## BEGIN

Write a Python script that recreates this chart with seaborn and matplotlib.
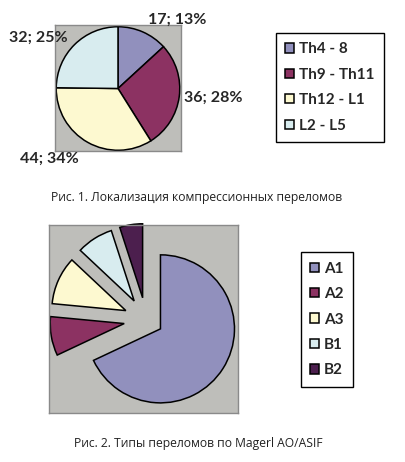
import matplotlib
matplotlib.use("Agg")
import matplotlib.pyplot as plt
import seaborn as sns
import numpy as np

sns.set_style("white")
plt.rcParams["font.family"] = ["Lato", "DejaVu Sans"]

# figure 1 - localisation
loc_names = ["Th4 - 8", "Th9 - Th11", "Th12 - L1", "L2 - L5"]
loc_counts = [17, 36, 44, 32]
loc_pct = [13, 28, 34, 25]

# figure 2 - fracture types (percent)
type_names = ["A1", "A2", "A3", "B1", "B2"]
type_pct = [68, 8.5, 10.5, 8, 5]

colors = ["#9190bd", "#8c3262", "#fdf9d0", "#d8ecef", "#4c1f4e"]
plot_bg = "#bebeba"

W, H = 405, 462
fig = plt.figure(figsize=(W / 100, H / 100), dpi=100)


def px_axes(x0, y0, x1, y1):
    # axes from pixel box (top-left origin)
    return fig.add_axes([x0 / W, 1 - y1 / H, (x1 - x0) / W, (y1 - y0) / H])


def style_box(ax):
    ax.set_frame_on(True)
    ax.set_facecolor(plot_bg)
    ax.set_xticks([])
    ax.set_yticks([])
    for s in ax.spines.values():
        s.set_visible(True)
        s.set_color("#8a8a8a")
        s.set_linewidth(1.0)


leg_kw = dict(loc="center", bbox_transform=fig.transFigure,
              frameon=True, fancybox=False, edgecolor="black", framealpha=1,
              prop=dict(family="Lato", size=11, weight="bold"),
              handlelength=0.55, handleheight=0.55, handletextpad=0.35,
              labelspacing=0.75, borderpad=0.6, borderaxespad=0)

# ---- chart 1 ----
ax1 = px_axes(55, 25, 181, 152)
labels1 = [f"{c}; {p}%" for c, p in zip(loc_counts, loc_pct)]
wedges1, _ = ax1.pie(loc_counts, colors=colors[:4], startangle=90, counterclock=False,
                     frame=True,
                     wedgeprops=dict(edgecolor="black", linewidth=1.1))
ax1.set_xlim(-1.02, 1.02)
ax1.set_ylim(-1.02, 1.02)
style_box(ax1)

label_r = [1.22, 1.08, 1.3, 1.16]
for w, lab, r in zip(wedges1, labels1, label_r):
    mid = np.deg2rad((w.theta1 + w.theta2) / 2)
    x, y = r * np.cos(mid), r * np.sin(mid)
    ax1.text(x, y, lab, ha="left" if x > 0 else "right", va="center",
             fontsize=11.5, fontweight="bold", clip_on=False)

fig.legend(wedges1, loc_names, bbox_to_anchor=(330 / W, 1 - 87.5 / H), **leg_kw)

fig.text(197 / W, 1 - 197 / H, "Рис. 1. Локализация компрессионных переломов",
         ha="center", va="center", fontsize=8.7, color="#222222", family="Open Sans")

# ---- chart 2 ----
ax2 = px_axes(49, 225, 238, 413)
wedges2, _ = ax2.pie(type_pct, colors=colors, startangle=90, counterclock=False,
                     explode=[0.23, 0.3, 0.3, 0.3, 0.3], frame=True,
                     wedgeprops=dict(edgecolor="black", linewidth=1.1))
ax2.set_xlim(-1.31, 1.24)
ax2.set_ylim(-1.26, 1.28)
style_box(ax2)

fig.legend(wedges2, type_names, bbox_to_anchor=(327 / W, 1 - 319.5 / H), **leg_kw)

fig.text(198 / W, 1 - 443 / H, "Рис. 2. Типы переломов по Magerl AO/ASIF",
         ha="center", va="center", fontsize=8.7, color="#222222", family="Open Sans")

fig.savefig("out.png", dpi=100)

## END

* _Stated task_
Give back exactly the lines from the first line of the data through the line with "fig.legend(wedges1, loc_names, bbox_to_anchor=(330", pictures excluded.

* _Answer to the task_
Write a Python script that recreates this chart with seaborn and matplotlib.
import matplotlib
matplotlib.use("Agg")
import matplotlib.pyplot as plt
import seaborn as sns
import numpy as np

sns.set_style("white")
plt.rcParams["font.family"] = ["Lato", "DejaVu Sans"]

# figure 1 - localisation
loc_names = ["Th4 - 8", "Th9 - Th11", "Th12 - L1", "L2 - L5"]
loc_counts = [17, 36, 44, 32]
loc_pct = [13, 28, 34, 25]

# figure 2 - fracture types (percent)
type_names = ["A1", "A2", "A3", "B1", "B2"]
type_pct = [68, 8.5, 10.5, 8, 5]

colors = ["#9190bd", "#8c3262", "#fdf9d0", "#d8ecef", "#4c1f4e"]
plot_bg = "#bebeba"

W, H = 405, 462
fig = plt.figure(figsize=(W / 100, H / 100), dpi=100)


def px_axes(x0, y0, x1, y1):
    # axes from pixel box (top-left origin)
    return fig.add_axes([x0 / W, 1 - y1 / H, (x1 - x0) / W, (y1 - y0) / H])


def style_box(ax):
    ax.set_frame_on(True)
    ax.set_facecolor(plot_bg)
    ax.set_xticks([])
    ax.set_yticks([])
    for s in ax.spines.values():
        s.set_visible(True)
        s.set_color("#8a8a8a")
        s.set_linewidth(1.0)


leg_kw = dict(loc="center", bbox_transform=fig.transFigure,
              frameon=True, fancybox=False, edgecolor="black", framealpha=1,
              prop=dict(family="Lato", size=11, weight="bold"),
              handlelength=0.55, handleheight=0.55, handletextpad=0.35,
              labelspacing=0.75, borderpad=0.6, borderaxespad=0)

# ---- chart 1 ----
ax1 = px_axes(55, 25, 181, 152)
labels1 = [f"{c}; {p}%" for c, p in zip(loc_counts, loc_pct)]
wedges1, _ = ax1.pie(loc_counts, colors=colors[:4], startangle=90, counterclock=False,
                     frame=True,
                     wedgeprops=dict(edgecolor="black", linewidth=1.1))
ax1.set_xlim(-1.02, 1.02)
ax1.set_ylim(-1.02, 1.02)
style_box(ax1)

label_r = [1.22, 1.08, 1.3, 1.16]
for w, lab, r in zip(wedges1, labels1, label_r):
    mid = np.deg2rad((w.theta1 + w.theta2) / 2)
    x, y = r * np.cos(mid), r * np.sin(mid)
    ax1.text(x, y, lab, ha="left" if x > 0 else "right", va="center",
             fontsize=11.5, fontweight="bold", clip_on=False)

fig.legend(wedges1, loc_names, bbox_to_anchor=(330 / W, 1 - 87.5 / H), **leg_kw)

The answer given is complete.